I went to the movies tonight and saw Easy A. Both the film, and all the ads and trailers were in digital.
This has got me wondering - is my former trade (as a projectionist) now just a relic?
I've known for years that the extinction of projectionists was inevitable - it is one of the reasons I got off my ass and went to uni - but I'm pretty sure all of the films I've seen this year (excluding the festival films) have been in digital.
This blows my mind. I know that not all movies are released in digital - but to be honest, when I left projection (in 2008), films like Easy A and Tomorrow When The War Began just wouldn't have been released in this format, primarily because there were not enough projectors capable of playing them. Purely because the most basic equipment of a cinema was a 35mm projector, 35mm film was the delivery mode of choice, and 35mm meant more work for projectionists.
Sylvia Park was the first cinema in New Zealand to embrace digital projectors. I opened that place and believe me, digital cinema (once it worked - it took a few months to shake the bugs) was a GOD SEND. The digital projection process, when compared it 35mm, could be run by anyone with basic computer literacy. 35mm required knowledge and experience because so many things could go wrong. When it arrived, the only problem with this new-fangled digital technology was that the ad provider did not provide digital ads, and the distribution companies rarely provided digital trailers. We still had to run 35mm film for the ads and the trailers, followed by a digital feature.

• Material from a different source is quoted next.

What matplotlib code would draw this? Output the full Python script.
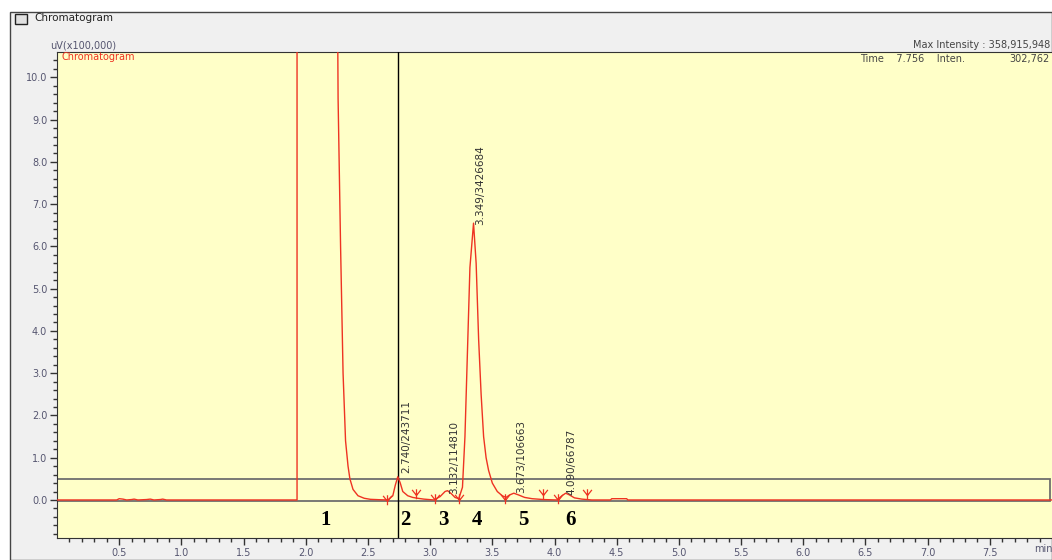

Now, however, it seems everything is controlled by the digital system. This wipes out most of the responsibilities taken care of by the projectionist. There is no 'ad day' - the painful weekly task of removing all the ads and trailers from every movie in the complex (up to 20 movies in one week), and reassembling them into the new combinations, in the specified order, without fucking it up (examples of 'fucking it up' include upside down ads, and ads with no sound).
There is no 'making up' or 'breaking down' of films. Perhaps not right now, but very soon, only a small minority of films will require 35mm procedures. Digital films don't need checking. You can't permanently ruin a digital film with a simple, momentary mistake. Everything can be run from an office with cameras on the screen and a centralised automation system. 35mm will still be used in many cinemas and countries for years to come, but slowly this will be reduced as cinemas upgrade to better, easier technology and studios release more and more films in the format.
It makes me sad because I always thought of projection as somewhat of an art form. Every night or day I worked, I entertained thousands of people. I made the show happen. I used to sneak into cinemas to laugh or jump with an audience at my favourite bits. I would watch my favourite scenes over and over from my bio booth. If things went wrong my body would surge with adrenalin. People were often surprised at my running, jumping, and stair-climbing ability when something hit the fan. With multiple cinemas to look after, over multiple floors, I was constantly running, In my spare moments I taught anyone who was interested about how everything worked, because I loved projection. I loved the people I worked with, I loved the energy I needed to have. I loved it when everything went right, and I loved to hate it when everything went wrong. I was (and still am) passionate about it.
I don't have rose-tinted glasses on here, there were things I hated about the places I worked, but I loved being a projectionist.
It sounds daft, but I felt like each projector I worked with had its own personality. Some I liked, some I hated. Over my career I worked with 33 different projectors regularly and each and every one was different. I know digital comes with its problems, but they will not have the same problems we faced with 35mm because the number of things which can go wrong is more limited. For example, you cannot scratch and permanently ruin a digital film. You don't need to know what shit-fit cinema X is throwing today, it's a better process.
I hate to see this part of my life become a relic to technology. Much like The Beatles on vinyl, some movies are just better on film. Digital is awesome, and I have always thought it was an incredible step forward, but the death of the projectionist only makes me sad.